▸ **Entries supplied**:
● ● ● ● ●
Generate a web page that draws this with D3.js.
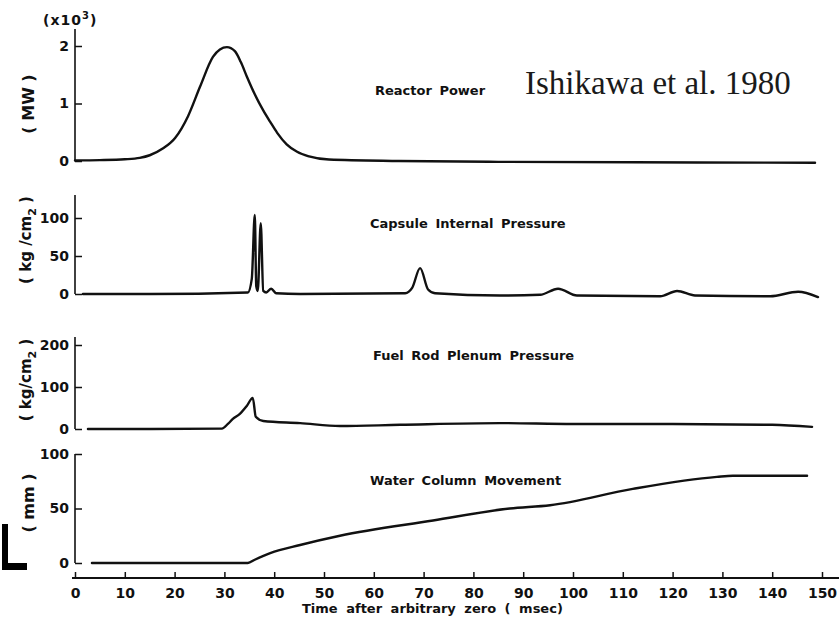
<!DOCTYPE html>
<html>
<head>
<meta charset="utf-8">
<script src="https://cdn.jsdelivr.net/npm/d3@7/dist/d3.min.js"></script>
<style>
  html, body { margin: 0; padding: 0; background: #fff; }
  svg { display: block; }
  .lbl { font-family: "DejaVu Sans", sans-serif; font-weight: bold; fill: #111; }
  .tick text { font-family: "DejaVu Sans", sans-serif; font-weight: bold; fill: #111; }
</style>
</head>
<body>
<svg id="chart" width="839" height="631"></svg>
<script>
// Time axis (msec)
const timeTicks = [0, 10, 20, 30, 40, 50, 60, 70, 80, 90, 100, 110, 120, 130, 140, 150];

// Reactor power (MW)
const powerTime = [0, 5, 10, 13, 15, 17.7, 20.1, 22.7, 25.1, 27.7, 29.1, 30.5, 32.1, 33.3, 34.5, 36.1, 37.8, 39.2, 40.6, 42.5, 44.6, 47, 51, 65, 85, 125, 148.6];
const powerMW   = [10, 15, 30, 55, 100, 220, 400, 780, 1290, 1810, 1940, 1980, 1910, 1720, 1470, 1160, 880, 680, 490, 290, 160, 80, 25, 0, -15, -25, -30];
const powerTicks = [0, 1000, 2000];

// Capsule internal pressure (kg/cm2)
const capsuleTime = [1.6, 15, 34.7, 35.5, 36.1, 36.4, 36.7, 37.3, 37.8, 38.4, 39.4, 40.4, 45.2, 66.3, 67.7, 69.3, 70.9, 72.3, 85.3, 93.4, 97, 100.8, 117.5, 120.9, 124.5, 139.6, 145.2, 149.2];
const capsuleP    = [0, 0, 2, 20, 104, 10, 4, 93, 4, 2, 7, 1, 0, 1, 8, 34, 6, 1, -2, -1, 7, -2, -3, 4, -2, -3, 3, -4];
const capsuleTicks = [0, 50, 100];

// Fuel rod plenum pressure (kg/cm2)
const plenumTime = [2.6, 15.1, 29.5, 30.7, 31.7, 33.1, 34.5, 35.7, 36.3, 37.8, 45.2, 53.2, 65.3, 85.3, 100, 120, 140, 148];
const plenumP    = [0, 0, 1, 12, 24, 36, 55, 74, 29, 19, 14, 7, 10, 14, 12, 12, 10, 5];
const plenumTicks = [0, 100, 200];

// Water column movement (mm)
const waterTime = [3.4, 25.1, 34.7, 36.1, 39.2, 45.2, 53.2, 71.9, 87.3, 95.4, 112, 128.9, 132.1, 147];
const waterMM   = [0, 0, 0, 3, 9, 16.5, 25, 39, 50, 53, 68, 79, 80, 80];
const waterTicks = [0, 50, 100];

const svg = d3.select("#chart");
const W = 839;
const x = d3.scaleLinear().domain([0, 150]).range([75, 822]);

const panels = [
  { t: powerTime,   v: powerMW,  ticks: powerTicks,   y: d3.scaleLinear().domain([0, 2000]).range([161, 46]), top: 29,  fmt: d => d / 1000,
    title: "Reactor Power", tx: 375, ty: 95 },
  { t: capsuleTime, v: capsuleP, ticks: capsuleTicks, y: d3.scaleLinear().domain([0, 100]).range([294, 218]), top: 195, fmt: d => d,
    title: "Capsule Internal Pressure", tx: 370, ty: 228 },
  { t: plenumTime,  v: plenumP,  ticks: plenumTicks,  y: d3.scaleLinear().domain([0, 200]).range([429, 345]), top: 337, fmt: d => d,
    title: "Fuel Rod Plenum Pressure", tx: 373, ty: 360 },
  { t: waterTime,   v: waterMM,  ticks: waterTicks,   y: d3.scaleLinear().domain([0, 100]).range([563, 454]), top: 454, fmt: d => d,
    title: "Water Column Movement", tx: 370, ty: 485 }
];

const x0 = x(0);

panels.forEach(p => {
  const g = svg.append("g");
  // vertical axis line
  g.append("line")
    .attr("x1", x0).attr("x2", x0)
    .attr("y1", p.top).attr("y2", p.y(0))
    .attr("stroke", "#111").attr("stroke-width", 1.6);
  // ticks pointing into the plot, labels on the left
  const ax = d3.axisLeft(p.y).tickValues(p.ticks).tickFormat(p.fmt)
    .tickSizeInner(-7).tickSizeOuter(0).tickPadding(6);
  const ag = g.append("g").attr("transform", `translate(${x0},0)`).call(ax);
  ag.select(".domain").remove();
  ag.selectAll(".tick line").attr("stroke", "#111").attr("stroke-width", 1.5);
  ag.selectAll(".tick text").style("font-size", "14px");

  const data = p.t.map((t, i) => [t, p.v[i]]);
  const line = d3.line().x(d => x(d[0])).y(d => p.y(d[1])).curve(d3.curveMonotoneX);
  g.append("path").datum(data).attr("d", line)
    .attr("fill", "none").attr("stroke", "#111").attr("stroke-width", 2.4)
    .attr("stroke-linejoin", "round").attr("stroke-linecap", "round");

  g.append("text").attr("class", "lbl")
    .attr("x", p.tx).attr("y", p.ty)
    .style("font-size", "13px").style("word-spacing", "3px")
    .text(p.title);
});

// y-axis unit labels (rotated)
function yLabel(cx, cy, size, parts) {
  const t = svg.append("text").attr("class", "lbl")
    .attr("transform", `translate(${cx},${cy}) rotate(-90)`)
    .attr("text-anchor", "middle")
    .style("font-size", size + "px");
  parts.forEach(pt => {
    const s = t.append("tspan").text(pt.s);
    if (pt.sup) s.attr("dy", pt.sup).style("font-size", "11px");
    if (pt.back) s.attr("dy", pt.back);
  });
}
yLabel(34, 104, 16, [{ s: "( MW )" }]);
yLabel(31, 240, 15, [{ s: "( kg /cm" }, { s: "2", sup: 5 }, { s: " )", back: -5 }]);
yLabel(31, 380, 15, [{ s: "( kg/cm" }, { s: "2", sup: 5 }, { s: " )", back: -5 }]);
yLabel(34, 503, 16, [{ s: "( mm )" }]);

// power multiplier
const mult = svg.append("text").attr("class", "lbl")
  .attr("x", 43).attr("y", 25).style("font-size", "14px").style("letter-spacing", "1px");
mult.append("tspan").text("(x10");
mult.append("tspan").text("3").attr("dy", -6).style("font-size", "10px");
mult.append("tspan").text(")").attr("dy", 6);

// citation
svg.append("text")
  .attr("x", 525).attr("y", 94)
  .style("font-family", "'Liberation Serif', serif")
  .style("font-size", "33px").style("fill", "#1a1a1a")
  .text("Ishikawa et al. 1980");

// time axis: ticks point up, labels below
const axY = 578;
svg.append("line")
  .attr("x1", x0 - 3).attr("x2", W).attr("y1", axY).attr("y2", axY)
  .attr("stroke", "#111").attr("stroke-width", 1.8);
const xa = d3.axisBottom(x).tickValues(timeTicks).tickFormat(d3.format("d"))
  .tickSizeInner(-6).tickSizeOuter(0).tickPadding(10);
const xg = svg.append("g").attr("transform", `translate(0,${axY})`).call(xa);
xg.select(".domain").remove();
xg.selectAll(".tick line").attr("stroke", "#111").attr("stroke-width", 1.5);
xg.selectAll(".tick text").style("font-size", "14px");

svg.append("text").attr("class", "lbl")
  .attr("x", 302).attr("y", 613)
  .style("font-size", "13px").style("word-spacing", "4px")
  .text("Time after arbitrary zero ( msec)");

// corner bracket at the lower left
svg.append("path")
  .attr("d", "M2,524 H8 V563 H27 V570 H2 Z")
  .attr("fill", "#000");
</script>
</body>
</html>
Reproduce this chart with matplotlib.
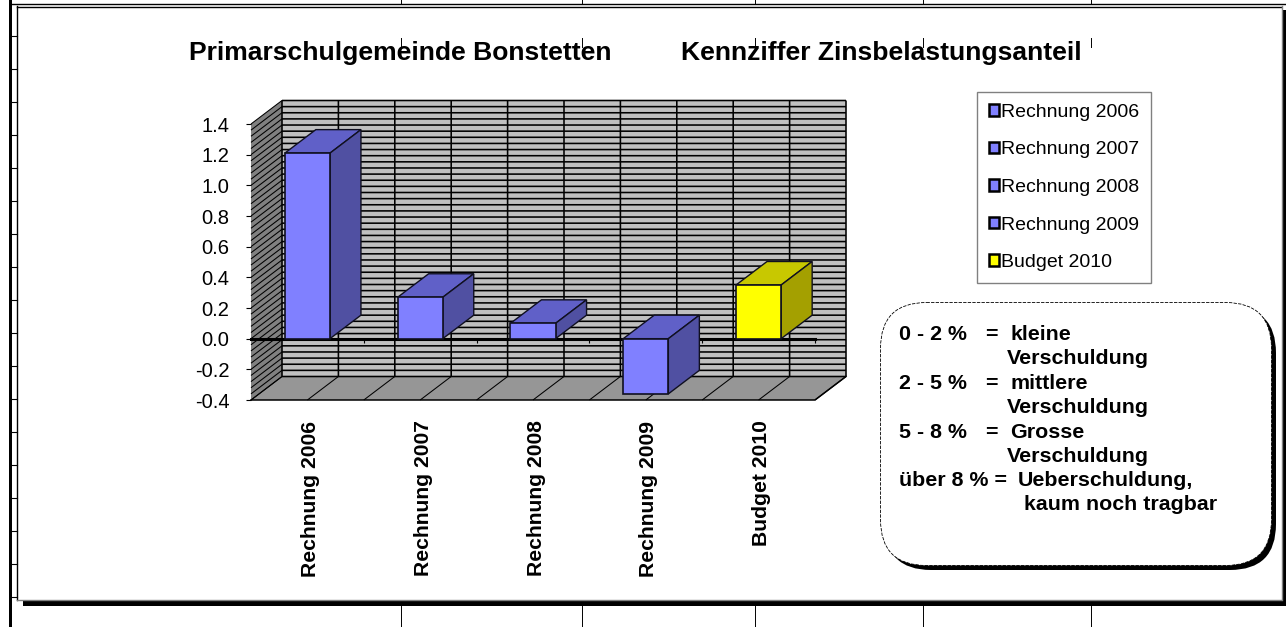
● ● ● ● ●
Leave out all pictures, then copy the remaining material exactly.

▸ **Finished exercise**:
Generate a web page that draws this with D3.js.
<!DOCTYPE html>
<html>
<head>
<meta charset="utf-8">
<script src="https://cdn.jsdelivr.net/npm/d3@7/dist/d3.min.js"></script>
<style>
  html, body { margin: 0; padding: 0; background: #fff; }
  svg { display: block; }
  .lbl { font-family: "DejaVu Sans", sans-serif; font-weight: bold; fill: #111; }
  .tick text { font-family: "DejaVu Sans", sans-serif; font-weight: bold; fill: #111; }
</style>
</head>
<body>
<svg id="chart" width="839" height="631"></svg>
<script>
// Time axis (msec)
const timeTicks = [0, 10, 20, 30, 40, 50, 60, 70, 80, 90, 100, 110, 120, 130, 140, 150];

// Reactor power (MW)
const powerTime = [0, 5, 10, 13, 15, 17.7, 20.1, 22.7, 25.1, 27.7, 29.1, 30.5, 32.1, 33.3, 34.5, 36.1, 37.8, 39.2, 40.6, 42.5, 44.6, 47, 51, 65, 85, 125, 148.6];
const powerMW   = [10, 15, 30, 55, 100, 220, 400, 780, 1290, 1810, 1940, 1980, 1910, 1720, 1470, 1160, 880, 680, 490, 290, 160, 80, 25, 0, -15, -25, -30];
const powerTicks = [0, 1000, 2000];

// Capsule internal pressure (kg/cm2)
const capsuleTime = [1.6, 15, 34.7, 35.5, 36.1, 36.4, 36.7, 37.3, 37.8, 38.4, 39.4, 40.4, 45.2, 66.3, 67.7, 69.3, 70.9, 72.3, 85.3, 93.4, 97, 100.8, 117.5, 120.9, 124.5, 139.6, 145.2, 149.2];
const capsuleP    = [0, 0, 2, 20, 104, 10, 4, 93, 4, 2, 7, 1, 0, 1, 8, 34, 6, 1, -2, -1, 7, -2, -3, 4, -2, -3, 3, -4];
const capsuleTicks = [0, 50, 100];

// Fuel rod plenum pressure (kg/cm2)
const plenumTime = [2.6, 15.1, 29.5, 30.7, 31.7, 33.1, 34.5, 35.7, 36.3, 37.8, 45.2, 53.2, 65.3, 85.3, 100, 120, 140, 148];
const plenumP    = [0, 0, 1, 12, 24, 36, 55, 74, 29, 19, 14, 7, 10, 14, 12, 12, 10, 5];
const plenumTicks = [0, 100, 200];

// Water column movement (mm)
const waterTime = [3.4, 25.1, 34.7, 36.1, 39.2, 45.2, 53.2, 71.9, 87.3, 95.4, 112, 128.9, 132.1, 147];
const waterMM   = [0, 0, 0, 3, 9, 16.5, 25, 39, 50, 53, 68, 79, 80, 80];
const waterTicks = [0, 50, 100];

const svg = d3.select("#chart");
const W = 839;
const x = d3.scaleLinear().domain([0, 150]).range([75, 822]);

const panels = [
  { t: powerTime,   v: powerMW,  ticks: powerTicks,   y: d3.scaleLinear().domain([0, 2000]).range([161, 46]), top: 29,  fmt: d => d / 1000,
    title: "Reactor Power", tx: 375, ty: 95 },
  { t: capsuleTime, v: capsuleP, ticks: capsuleTicks, y: d3.scaleLinear().domain([0, 100]).range([294, 218]), top: 195, fmt: d => d,
    title: "Capsule Internal Pressure", tx: 370, ty: 228 },
  { t: plenumTime,  v: plenumP,  ticks: plenumTicks,  y: d3.scaleLinear().domain([0, 200]).range([429, 345]), top: 337, fmt: d => d,
    title: "Fuel Rod Plenum Pressure", tx: 373, ty: 360 },
  { t: waterTime,   v: waterMM,  ticks: waterTicks,   y: d3.scaleLinear().domain([0, 100]).range([563, 454]), top: 454, fmt: d => d,
    title: "Water Column Movement", tx: 370, ty: 485 }
];

const x0 = x(0);

panels.forEach(p => {
  const g = svg.append("g");
  // vertical axis line
  g.append("line")
    .attr("x1", x0).attr("x2", x0)
    .attr("y1", p.top).attr("y2", p.y(0))
    .attr("stroke", "#111").attr("stroke-width", 1.6);
  // ticks pointing into the plot, labels on the left
  const ax = d3.axisLeft(p.y).tickValues(p.ticks).tickFormat(p.fmt)
    .tickSizeInner(-7).tickSizeOuter(0).tickPadding(6);
  const ag = g.append("g").attr("transform", `translate(${x0},0)`).call(ax);
  ag.select(".domain").remove();
  ag.selectAll(".tick line").attr("stroke", "#111").attr("stroke-width", 1.5);
  ag.selectAll(".tick text").style("font-size", "14px");

  const data = p.t.map((t, i) => [t, p.v[i]]);
  const line = d3.line().x(d => x(d[0])).y(d => p.y(d[1])).curve(d3.curveMonotoneX);
  g.append("path").datum(data).attr("d", line)
    .attr("fill", "none").attr("stroke", "#111").attr("stroke-width", 2.4)
    .attr("stroke-linejoin", "round").attr("stroke-linecap", "round");

  g.append("text").attr("class", "lbl")
    .attr("x", p.tx).attr("y", p.ty)
    .style("font-size", "13px").style("word-spacing", "3px")
    .text(p.title);
});

// y-axis unit labels (rotated)
function yLabel(cx, cy, size, parts) {
  const t = svg.append("text").attr("class", "lbl")
    .attr("transform", `translate(${cx},${cy}) rotate(-90)`)
    .attr("text-anchor", "middle")
    .style("font-size", size + "px");
  parts.forEach(pt => {
    const s = t.append("tspan").text(pt.s);
    if (pt.sup) s.attr("dy", pt.sup).style("font-size", "11px");
    if (pt.back) s.attr("dy", pt.back);
  });
}
yLabel(34, 104, 16, [{ s: "( MW )" }]);
yLabel(31, 240, 15, [{ s: "( kg /cm" }, { s: "2", sup: 5 }, { s: " )", back: -5 }]);
yLabel(31, 380, 15, [{ s: "( kg/cm" }, { s: "2", sup: 5 }, { s: " )", back: -5 }]);
yLabel(34, 503, 16, [{ s: "( mm )" }]);

// power multiplier
const mult = svg.append("text").attr("class", "lbl")
  .attr("x", 43).attr("y", 25).style("font-size", "14px").style("letter-spacing", "1px");
mult.append("tspan").text("(x10");
mult.append("tspan").text("3").attr("dy", -6).style("font-size", "10px");
mult.append("tspan").text(")").attr("dy", 6);

// citation
svg.append("text")
  .attr("x", 525).attr("y", 94)
  .style("font-family", "'Liberation Serif', serif")
  .style("font-size", "33px").style("fill", "#1a1a1a")
  .text("Ishikawa et al. 1980");

// time axis: ticks point up, labels below
const axY = 578;
svg.append("line")
  .attr("x1", x0 - 3).attr("x2", W).attr("y1", axY).attr("y2", axY)
  .attr("stroke", "#111").attr("stroke-width", 1.8);
const xa = d3.axisBottom(x).tickValues(timeTicks).tickFormat(d3.format("d"))
  .tickSizeInner(-6).tickSizeOuter(0).tickPadding(10);
const xg = svg.append("g").attr("transform", `translate(0,${axY})`).call(xa);
xg.select(".domain").remove();
xg.selectAll(".tick line").attr("stroke", "#111").attr("stroke-width", 1.5);
xg.selectAll(".tick text").style("font-size", "14px");

svg.append("text").attr("class", "lbl")
  .attr("x", 302).attr("y", 613)
  .style("font-size", "13px").style("word-spacing", "4px")
  .text("Time after arbitrary zero ( msec)");

// corner bracket at the lower left
svg.append("path")
  .attr("d", "M2,524 H8 V563 H27 V570 H2 Z")
  .attr("fill", "#000");
</script>
</body>
</html>
Reproduce this chart with matplotlib.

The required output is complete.